The glitzy and glamorous event, which was scaled down this year due to the coronavirus pandemic, saw its viewership drop by a whopping 58% in the US.
Only 9.85million Americans watched the event to see Chloe Zhao and Nomadland triumph, compared to 23.6m in 2020, according to preliminary Nielsen numbers.
Last year’s had also been a record low at the time.
So, in a year when many of us have relied on films more than ever before, what went wrong with this year’s Oscars?
Shawn Robbins, Chief Analyst at Boxoffice Pro, told Metro.co.uk: ‘The sharp decline in Oscar viewership was very widely expected this year with very few movies having released or gained a high profile due to theatre closures.
It followed a trend experienced by other industries’ award shows, such as the Grammys, drawing smaller audiences than normal. All things being equal, next year’s Academy Awards could rebound significantly if moviegoing and studio releases continue to rebound in a significant way over the next eight to ten months.
‘The ceremony is often most popular when at least a few big box office hits are well represented in major categories, so that will also be a factor in potential ratings recovery.
‘The hosting aspect is certainly debatable.
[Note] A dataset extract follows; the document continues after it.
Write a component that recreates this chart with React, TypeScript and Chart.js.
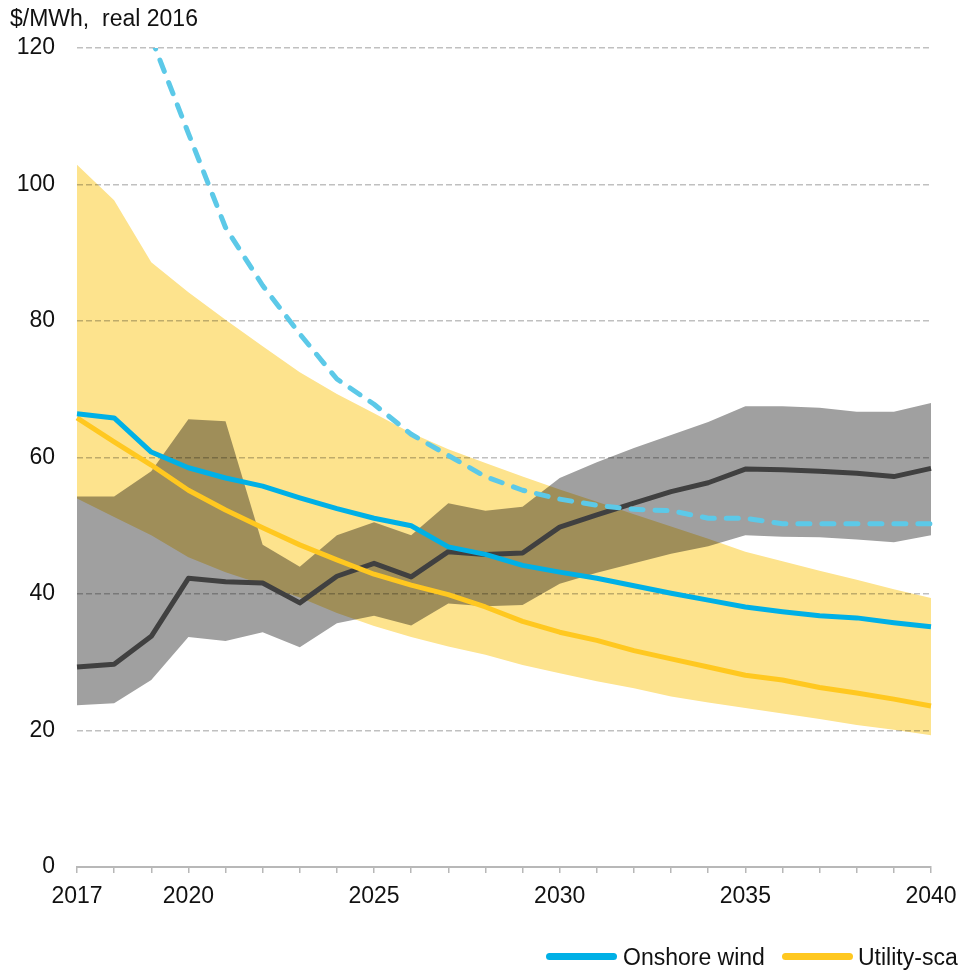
import React, { useEffect, useRef } from 'react';
import { Chart, registerables } from 'chart.js';

// Multiply blending for the range bands (so overlaps turn olive and gridlines show through)
const multiplyBands = {
  id: 'multiplyBands',
  beforeDatasetDraw(chart: any, args: any) {
    const ds: any = chart.data.datasets[args.index];
    if (ds && ds.multiply) {
      chart.ctx.save();
      chart.ctx.globalCompositeOperation = 'multiply';
    }
  },
  afterDatasetDraw(chart: any, args: any) {
    const ds: any = chart.data.datasets[args.index];
    if (ds && ds.multiply) chart.ctx.restore();
  },
};
Chart.register(multiplyBands);
Chart.register(...registerables);

const years = [
  2017, 2018, 2019, 2020, 2021, 2022, 2023, 2024, 2025, 2026, 2027, 2028,
  2029, 2030, 2031, 2032, 2033, 2034, 2035, 2036, 2037, 2038, 2039, 2040,
];
const labeledYears = [2017, 2020, 2025, 2030, 2035, 2040];

const onshoreWind = [
  66.4, 65.8, 60.8, 58.5, 57.0, 55.8, 54.1, 52.5, 51.1, 50.0, 46.9, 45.8,
  44.2, 43.2, 42.3, 41.2, 40.1, 39.1, 38.1, 37.4, 36.8, 36.5, 35.8, 35.2,
];
const utilityPV = [
  65.8, 62.3, 58.9, 55.2, 52.3, 49.7, 47.2, 45.0, 42.9, 41.3, 39.9, 38.1,
  36.0, 34.4, 33.2, 31.7, 30.5, 29.3, 28.1, 27.4, 26.3, 25.5, 24.6, 23.6,
];
const offshoreWind = [
  null, null, 121.5, 107.5, 93.7, 85.2, 78.1, 71.5, 67.8, 63.4, 60.3, 57.2,
  55.2, 53.9, 53.0, 52.4, 52.2, 51.1, 51.1, 50.3, 50.3, 50.3, 50.3, 50.3,
];
const gasLine = [
  29.3, 29.7, 33.8, 42.3, 41.8, 41.6, 38.7, 42.6, 44.5, 42.5, 46.2, 45.8,
  46.0, 49.8, 51.6, 53.3, 55.0, 56.3, 58.3, 58.2, 58.0, 57.7, 57.2, 58.4,
];
const grayUpper = [
  54.3, 54.3, 58.0, 65.6, 65.3, 47.2, 44.0, 48.6, 50.5, 48.6, 53.3, 52.2,
  52.8, 57.0, 59.3, 61.4, 63.3, 65.2, 67.5, 67.5, 67.3, 66.7, 66.7, 68.0,
];
const grayLower = [
  23.7, 24.0, 27.4, 33.7, 33.1, 34.4, 32.2, 35.7, 36.8, 35.4, 38.6, 38.2,
  38.4, 41.5, 43.1, 44.5, 45.9, 47.0, 48.6, 48.4, 48.3, 48.0, 47.6, 48.6,
];
const yellowUpper = [
  102.9, 97.7, 88.6, 84.2, 80.2, 76.3, 72.5, 69.3, 66.5, 63.6, 61.2, 59.2,
  57.2, 55.3, 53.5, 51.7, 49.9, 48.1, 46.2, 44.8, 43.4, 42.1, 40.7, 39.4,
];
const yellowLower = [
  54.0, 51.3, 48.6, 45.4, 43.2, 41.4, 39.5, 37.2, 35.3, 33.7, 32.3, 31.1,
  29.6, 28.4, 27.2, 26.2, 25.0, 24.1, 23.3, 22.5, 21.7, 20.8, 20.1, 19.3,
];

const FONT = '"Liberation Sans", Arial, Helvetica, sans-serif';
const BLUE = '#00B0E6';
const YELLOW = '#FFC820';
const DASH_BLUE = '#5CC9E8';
const DARK = '#404040';

export default function App() {
  const canvasRef = useRef<HTMLCanvasElement | null>(null);

  useEffect(() => {
    if (!canvasRef.current) return;
    const font = { family: FONT, size: 23 };
    const chart = new Chart(canvasRef.current, {
      type: 'line',
      data: {
        labels: years.map(String),
        datasets: [
          {
            label: 'Onshore wind',
            data: onshoreWind,
            borderColor: BLUE,
            borderWidth: 5,
            pointRadius: 0,
            fill: false,
            borderJoinStyle: 'round',
            order: 0,
          },
          {
            label: 'Utility-scale PV',
            data: utilityPV,
            borderColor: YELLOW,
            borderWidth: 5,
            pointRadius: 0,
            fill: false,
            borderJoinStyle: 'round',
            order: 1,
          },
          {
            label: 'Offshore wind',
            data: offshoreWind,
            borderColor: DASH_BLUE,
            borderWidth: 5,
            borderDash: [12, 12],
            borderCapStyle: 'round',
            borderJoinStyle: 'round',
            pointRadius: 0,
            fill: false,
            clip: { left: 5, top: 0, right: 5, bottom: 5 },
            order: 2,
          },
          {
            label: 'Gas',
            data: gasLine,
            borderColor: DARK,
            borderWidth: 5,
            pointRadius: 0,
            fill: false,
            borderJoinStyle: 'round',
            order: 3,
          },
          {
            label: 'Gas range high',
            data: grayUpper,
            borderWidth: 0,
            pointRadius: 0,
            backgroundColor: '#A0A0A0',
            fill: '+1',
            multiply: true,
            order: 4,
          } as any,
          {
            label: 'Gas range low',
            data: grayLower,
            borderWidth: 0,
            pointRadius: 0,
            fill: false,
            order: 5,
          },
          {
            label: 'PV range high',
            data: yellowUpper,
            borderWidth: 0,
            pointRadius: 0,
            backgroundColor: '#FDE38D',
            fill: '+1',
            multiply: true,
            order: 6,
          } as any,
          {
            label: 'PV range low',
            data: yellowLower,
            borderWidth: 0,
            pointRadius: 0,
            fill: false,
            order: 7,
          },
        ],
      },
      options: {
        responsive: false,
        animation: false,
        devicePixelRatio: 1,
        layout: { padding: { top: 48, right: 28, left: 0, bottom: 0 } },
        plugins: {
          legend: { display: false },
          title: { display: false },
          tooltip: { enabled: false },
        },
        elements: { line: { tension: 0 } },
        scales: {
          x: {
            type: 'category',
            offset: false,
            grid: {
              display: true,
              drawOnChartArea: false,
              drawTicks: true,
              tickLength: 6,
              color: '#b8b8b8',
              lineWidth: 1.5,
            },
            border: { display: true, color: '#b8b8b8', width: 2 },
            ticks: {
              autoSkip: false,
              maxRotation: 0,
              minRotation: 0,
              padding: 10,
              color: '#111',
              font,
              callback: (_v: any, idx: number) =>
                labeledYears.includes(years[idx]) ? String(years[idx]) : '',
            },
            afterFit: (scale: any) => {
              scale.height = 103;
              scale.paddingLeft = 0;
              scale.paddingRight = 0;
            },
          },
          y: {
            min: 0,
            max: 120,
            ticks: { stepSize: 20, padding: 22, color: '#111', font },
            grid: {
              drawTicks: false,
              color: (ctx: any) =>
                ctx.tick && ctx.tick.value === 0 ? 'rgba(0,0,0,0)' : '#c0c0c0',
              lineWidth: 1.5,
            },
            border: { display: false, dash: [6, 3] },
            afterFit: (scale: any) => {
              scale.width = 77;
            },
          },
        },
      } as any,
    });
    return () => chart.destroy();
  }, []);

  const textStyle: React.CSSProperties = {
    position: 'absolute',
    fontFamily: FONT,
    fontSize: 23,
    lineHeight: '26px',
    color: '#111',
    whiteSpace: 'pre',
  };

  return (
    <div
      style={{
        position: 'absolute',
        left: 0,
        top: 0,
        width: 959,
        height: 970,
        overflow: 'hidden',
        background: '#fff',
      }}
    >
      <canvas ref={canvasRef} width={959} height={970} style={{ display: 'block' }} />
      <div style={{ ...textStyle, left: 10, top: 5 }}>{'$/MWh,  real 2016'}</div>
      <div
        style={{
          position: 'absolute',
          left: 546,
          top: 953,
          width: 71,
          height: 7,
          borderRadius: 3.5,
          background: BLUE,
        }}
      />
      <div style={{ ...textStyle, left: 623, top: 944 }}>Onshore wind</div>
      <div
        style={{
          position: 'absolute',
          left: 782,
          top: 953,
          width: 71,
          height: 7,
          borderRadius: 3.5,
          background: YELLOW,
        }}
      />
      <div style={{ ...textStyle, left: 858, top: 944 }}>Utility-scale PV</div>
    </div>
  );
}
Having the right personality lead the show can attract more viewers, but the hostless option can work when well written and produced. Other elements such as musical performances and clips showcasing the nominated films add some life to the ceremony which is otherwise dominated by speeches, so those components may return next year as well.’
The pared-down ceremony
There was a much smaller audience than normal (Picture: Getty Images)
There was no doubt that this year’s ceremony would be different due to the ongoing coronavirus crisis, but co-producer Steven Soderbergh attempted to make it as entertaining as possible despite that.
He insisted it would be like a movie, and for the first few minutes it was, with Regina King filmed striding to the stage in Union Station in an epic long shot, and then giving a powerful speech.
However, things very much fell off the wagon later on, with a glorified version of Name That Tune being played during the ceremony, and a seemingly rushed version of the In Memoriam segment.
In the attempt to make it as normal as possible, the organisers asked guests not to Zoom in from home, with various nominees attending from certain locations in London – but that meant Sir Anthony Hopkins, who ended up winning best actor, was not able to attend from his home in Wales.